There is no question that by the express terms of the policy defendant was required to defend all actions against the insured — however false or groundless — if the asserted cause of action was within the policy coverage. The sole question is whether, from the pleadings and stipulated facts, it clearly appears that the businessmen's claim fell outside the terms of the policy.

Defendant contends that there could be no coverage because it does not appear that the damages arose out of an "occurrence." No evidence was presented as to any established usage defining that term, but defendant urges that "occurrence" is synonymous with the word "accident." "Accident" is not the word used in the policy, and we are persuaded that the circumstances surrounding the allegation in the complaints of the businessmen that the policyholders had negligently obstructed access did not allege a nonaccidental and intentional act. "An unexpected event or happening or a continuous or repeated exposure to conditions," the policy's definition of "occurrence," was, in effect, what was alleged.

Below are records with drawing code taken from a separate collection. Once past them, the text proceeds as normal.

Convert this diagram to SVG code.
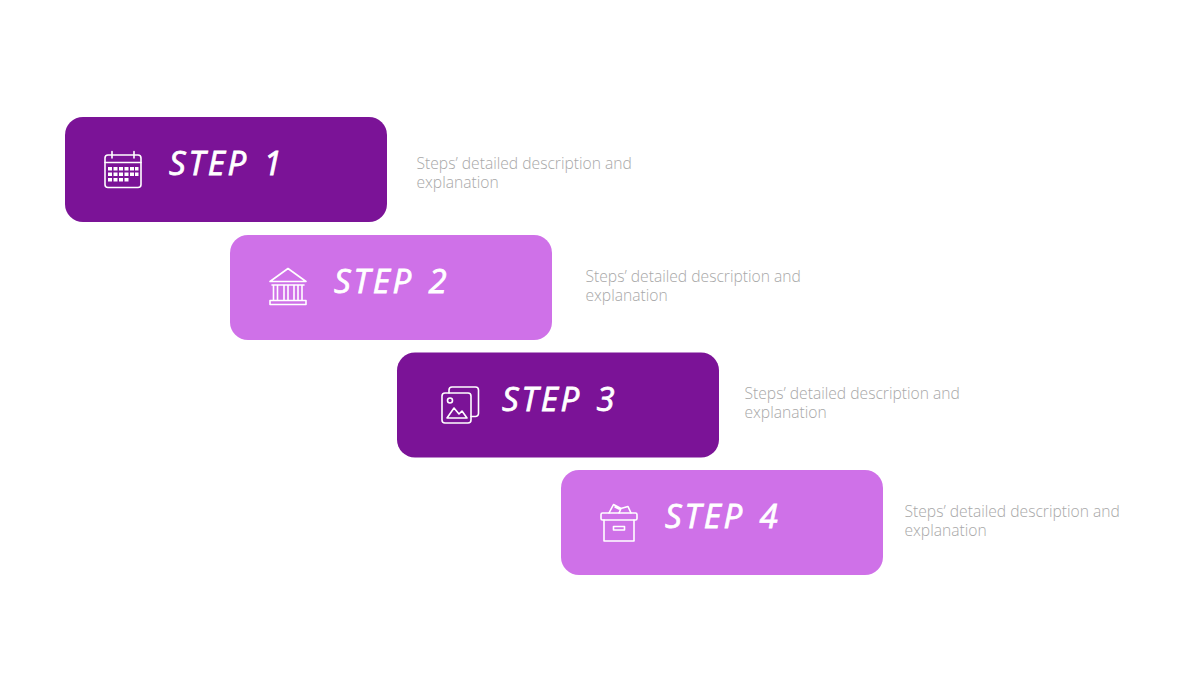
<svg xmlns="http://www.w3.org/2000/svg" width="1200" height="675" viewBox="0 0 1200 675">
<style>
.dark{fill:#7b1397}
.light{fill:#cf71e8}
.title{font-family:"Open Sans","Liberation Sans",sans-serif;font-style:italic;font-size:33px;font-weight:400;fill:#fff;stroke:#fff;stroke-width:.8;letter-spacing:2.8px;word-spacing:3px}
.desc{font-family:"Open Sans","Liberation Sans",sans-serif;font-weight:300;font-size:15.65px;fill:#a8a8a8}
.ic{fill:none;stroke:#fff;stroke-width:1.6;stroke-linejoin:round;stroke-linecap:round}
.dot{fill:#fff}
</style>
<rect width="1200" height="675" fill="#fff"/>
<g id="connectors"></g>
<g id="step1">
<rect class="dark" x="65" y="117" width="322" height="105" rx="18"/>
<g class="ic">
<rect x="105" y="155" width="36" height="32.500" rx="3"/>
<path d="M105 162.500H141M112 151.500V158M134 151.500V158"/>
</g>
<path class="dot" d="M108 167h4v3.500h-4zM113.500 167h4v3.500h-4zM119 167h4v3.500h-4zM124.500 167h4v3.500h-4zM130 167h4v3.500h-4zM135 167h3.500v3.500h-3.500zM108 172.500h4v3.500h-4zM113.500 172.500h4v3.500h-4zM119 172.500h4v3.500h-4zM124.500 172.500h4v3.500h-4zM130 172.500h4v3.500h-4zM135 172.500h3.500v3.500h-3.500zM108 178h4v3.500h-4zM113.500 178h4v3.500h-4zM119 178h4v3.500h-4zM124.500 178h4v3.500h-4z"/>
<text class="title" x="169" y="175">STEP 1</text>
<text class="desc"><tspan x="416.500" y="169.300">Steps’ detailed description and</tspan><tspan x="416.500" y="188.300">explanation</tspan></text>
</g>
<g id="step2">
<rect class="light" x="230" y="235" width="322" height="105" rx="18"/>
<g class="ic">
<path d="M288 268.500L270 281.500H306ZM272 285H304M270 304.500H306V300.500H270ZM273.500 300.500V285M277.500 300.500V285M284 300.500V285M288 300.500V285M294 300.500V285M298 300.500V285M302 300.500V285"/>
</g>
<text class="title" x="334" y="293">STEP 2</text>
<text class="desc"><tspan x="585.500" y="282.300">Steps’ detailed description and</tspan><tspan x="585.500" y="301.300">explanation</tspan></text>
</g>
<g id="step3">
<rect class="dark" x="397" y="352.500" width="322" height="105" rx="18"/>
<g class="ic">
<rect x="442" y="393" width="29" height="30" rx="3"/>
<path d="M449 393V390a3 3 0 0 1 3-3H475.500a3 3 0 0 1 3 3V413.500a3 3 0 0 1-3 3H471"/>
<circle cx="450" cy="400.500" r="2.500"/>
<path d="M447 418L454 408L459 414L462 411L467 418Z"/>
</g>
<text class="title" x="502" y="411">STEP 3</text>
<text class="desc"><tspan x="744.500" y="399.300">Steps’ detailed description and</tspan><tspan x="744.500" y="418.300">explanation</tspan></text>
</g>
<g id="step4">
<rect class="light" x="561" y="470" width="322" height="105" rx="18"/>
<g class="ic">
<rect x="601" y="513" width="36" height="7" rx="1.500"/>
<path d="M604 520V541H634V520M613.500 526.500H624.500V530H613.500ZM609 513L613.500 504.500L621 508.500L619 513M615 507L619 509L628 506.500L631 513"/>
</g>
<text class="title" x="665" y="528">STEP 4</text>
<text class="desc"><tspan x="904.500" y="517.300">Steps’ detailed description and</tspan><tspan x="904.500" y="536.300">explanation</tspan></text>
</g>
</svg>
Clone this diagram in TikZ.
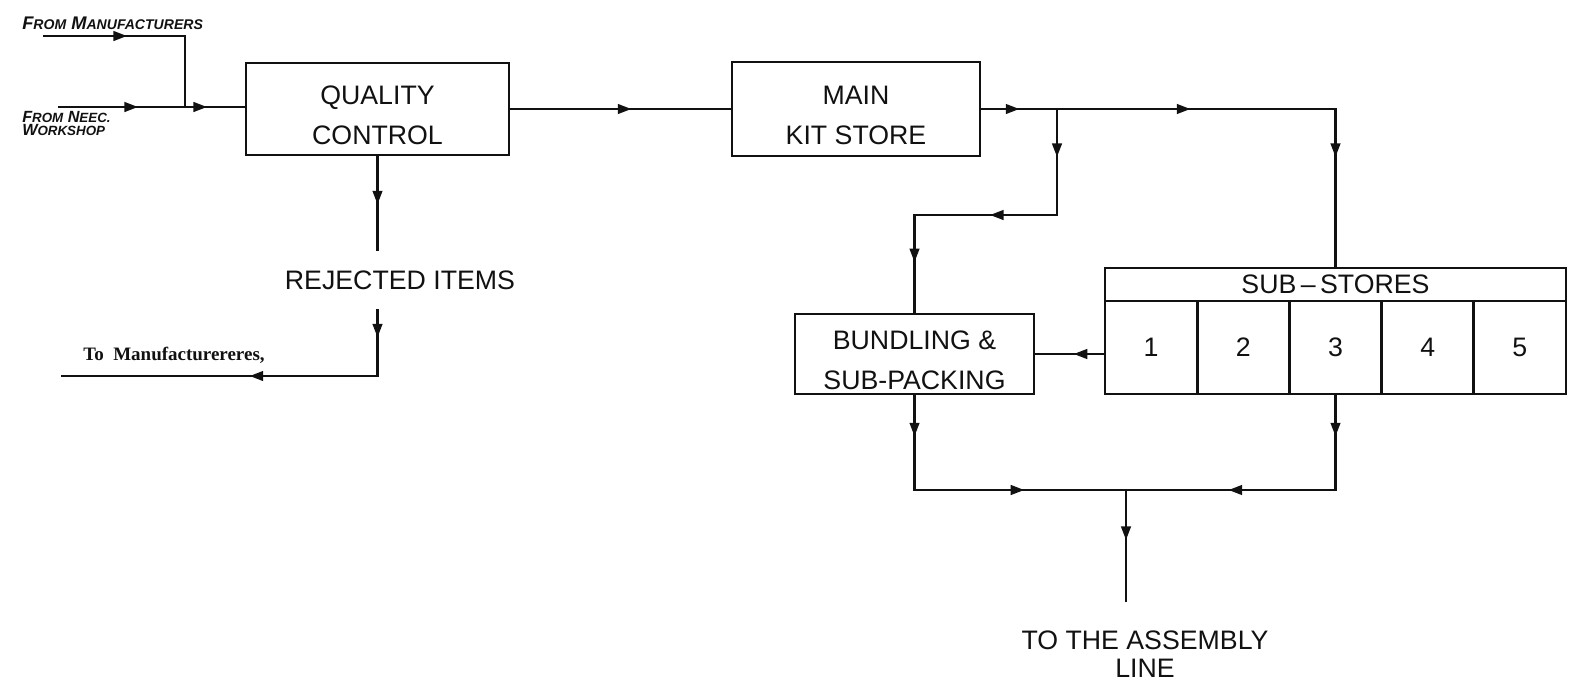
\documentclass[tikz,border=0pt]{standalone}
\usepackage{fontspec}
\setmainfont{Liberation Sans}
\newfontfamily\printfont{Liberation Serif}
\usetikzlibrary{arrows.meta,decorations.markings}
\definecolor{ink}{HTML}{111111}
\newcommand{\lettr}[1]{{\fontsize{10}{10}\selectfont #1}}
\newcommand{\lettrsm}[1]{{\fontsize{9.5}{9.5}\selectfont #1}}

\begin{document}
\begin{tikzpicture}[x=0.025cm, y=-0.025cm,
    every node/.style={text=ink},
    blk/.style={draw=ink, line width=1.9pt, align=center, inner sep=0pt,
                font=\fontsize{19}{28}\selectfont, text height=50pt},
    cell/.style={draw=ink, line width=1.9pt, inner sep=0pt,
                 font=\fontsize{19}{22}\selectfont},
    lbl/.style={align=center, font=\fontsize{19}{20}\selectfont},
    hand/.style={align=left, inner sep=0pt, font=\bfseries\itshape\fontsize{13}{10}\selectfont},
    handsm/.style={hand, font=\bfseries\itshape\fontsize{11.5}{9.5}\selectfont},
    wire/.style={draw=ink, line width=1.7pt, line join=miter},
    arrowat/.style={postaction={decorate, decoration={markings,
                    mark=at position #1 with {\arrow{Triangle[length=3.4mm, width=2.4mm]}}}}},
  ]
  \useasboundingbox (0,0) rectangle (1580,685);

  % the store blocks
  \node[blk, minimum width=6.575cm, minimum height=2.3cm] (qc) at (377.5,109) {QUALITY\\CONTROL};
  \node[blk, minimum width=6.2cm, minimum height=2.35cm] (mks) at (856,109) {MAIN\\KIT STORE};
  \node[blk, minimum width=5.975cm, minimum height=2cm] (bund) at (914.5,354) {BUNDLING \&\\SUB-PACKING};

  % sub-stores rack
  \node[cell, minimum width=11.525cm, minimum height=0.825cm] (sshd) at (1335.5,284.5) {SUB\,--\,STORES};
  \foreach \i in {1,...,5}
    \node[cell, minimum width=2.305cm, minimum height=2.325cm] (ss\i) at ({1105+92.2*(\i-0.5)},347.5) {\i};

  % labels
  \node[hand, anchor=west] (frommfr) at (22,23) {F\lettr{ROM} M\lettr{ANUFACTURERS}};
  \node[handsm, anchor=north west] (fromneec) at (22,111) {F\lettrsm{ROM} N\lettrsm{EEC.}\\W\lettrsm{ORKSHOP}};
  \node[lbl, inner ysep=14pt] (rej) at (400,280) {REJECTED ITEMS};
  \node[inner sep=0pt, font=\printfont\bfseries\fontsize{13.5}{15}\selectfont] (tomfr) at (174,355) {To\ \ Manufacturereres,};
  \node[lbl, anchor=north, inner ysep=20pt] (asm) at (1145,602) {TO THE ASSEMBLY\\LINE};

  % incoming supplies
  \coordinate (mfrin) at (43,36);
  \coordinate (join) at (185,107);
  \coordinate (neecin) at (58,107);
  \draw[wire, arrowat=2.1cm] (mfrin) -| (join);
  \draw[wire, arrowat=2cm, arrowat=3.725cm] (neecin) -- (neecin -| qc.west);

  % rejected items go back
  \coordinate (retout) at (61,376);
  \draw[wire, arrowat=1.2cm] (qc.south) -- (qc.south |- rej.north);
  \draw[wire, arrowat=0.7cm, arrowat=4.86cm] (qc.south |- rej.south) |- (retout);

  % main flow
  \draw[wire, arrowat=3.025cm] (qc.east) -- (mks.west);
  \draw[wire, arrowat=0.95cm, arrowat=5.225cm, arrowat=10.05cm] (mks.east) -| (sshd.north);
  \coordinate (split) at (1057,109);
  \draw[wire, arrowat=1.2cm, arrowat=4.325cm, arrowat=7.39cm] (split) -- ++(0,106) -| (bund.north);
  \draw[wire, arrowat=0.75cm] (bund.east -| ss1.west) -- (bund.east);

  % out to the line
  \coordinate (merge) at (1126,490);
  \draw[wire, arrowat=1.025cm, arrowat=5.11cm] (bund.south) |- (merge);
  \draw[wire, arrowat=1.025cm, arrowat=5.04cm] (ss3.south) |- (merge);
  \draw[wire, arrowat=1.25cm] (merge) -- (asm.north -| merge);
\end{tikzpicture}
\end{document}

Defendant contends, in any event, that the complaints alleged only a temporary interference with the use or enjoyment of property, a noncovered interference with intangible personal property rather than a covered injury to real property. Although the issue is not free from doubt, we think that the businessmen's complaints inferentially alleged a species of injury to real property. We are concerned here with the duty to defend a claim arguably covered by the policy. Although defendant insurer may have had no duty to pay judgments arising from noncovered injuries which the businessmen might obtain upon trial, it should have undertaken defense of the actions, reserving its right to refuse to satisfy any noncovered judgments. This would have more fairly served the interests of both the insured and the insurer than the refusal to defend.

Reversed and remanded.

YETKA and SCOTT, JJ., not having been members of this court at the time of the argument and submission, took no part in the consideration or decision of this case.